Wolf highlights that land's share in economies' nonfinancial assets is between 40% and 60%, with the US exceeding 50%, offering a large base for a non-distortionary tax. Moreover, Wolf points out that the credit system mainly finances land ownership, turning land rents into interest on unproductive debt, which can result in speculative bubbles. However, this tax has been politically difficult to implement due to opposition from powerful landowners. Despite these political obstacles and potential transitional problems, Wolf urges policymakers to pursue this avenue, asserting that land's immobility makes it an optimal target for taxation. He maintains that this strategy could benefit the country and represents a morally just and economically sensible approach.

BL Zebub said...

@T.J. (August 12, 2023 at 12:12?PM)

Relevant to your comment:

Modern Industry has converted the little workshop of the patriarchal master into the great factory of the industrial capitalist. Masses of labourers, crowded into the factory, are organised like soldiers. As privates of the industrial army they are placed under the command of a perfect hierarchy of officers and sergeants. Not only are they slaves of the bourgeois class, and of the bourgeois State; they are daily and hourly enslaved by the machine, by the overlooker, and, above all, by the individual bourgeois manufacturer himself. The more openly this despotism proclaims gain to be its end and aim, the more petty, the more hateful and the more embittering it is.

This is a fairly well-known passage of The Communist Manifesto.

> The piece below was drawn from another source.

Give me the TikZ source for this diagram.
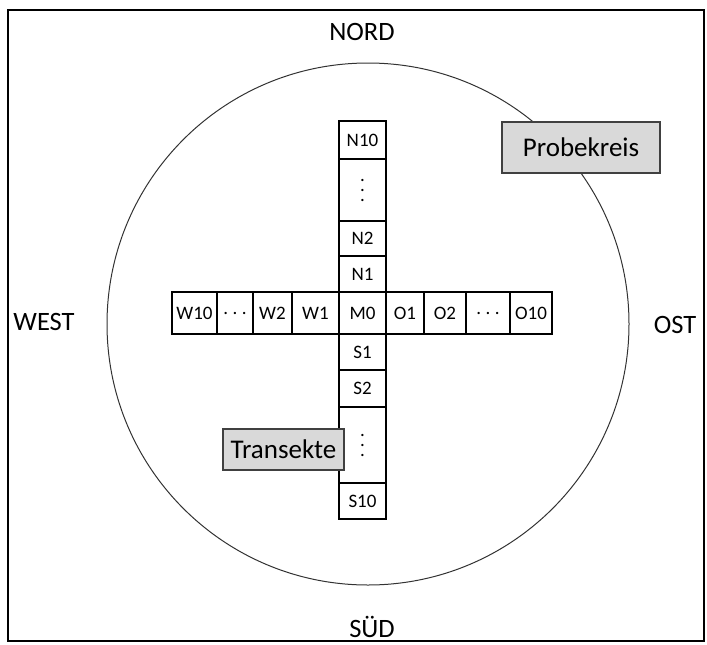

The added emphasis is mine.

The operation of modern large enterprises requires a hierarchy of overlookers (nowadays we call them "managers"), much like the military requires a hierarchy of commissioned and non-commissioned officers, each with its own perks.

LFC said...

See my comment in the "Numbers" thread (I meant to put it in this thread) re the growth of managerial vs non-managerial compensation in recent decades.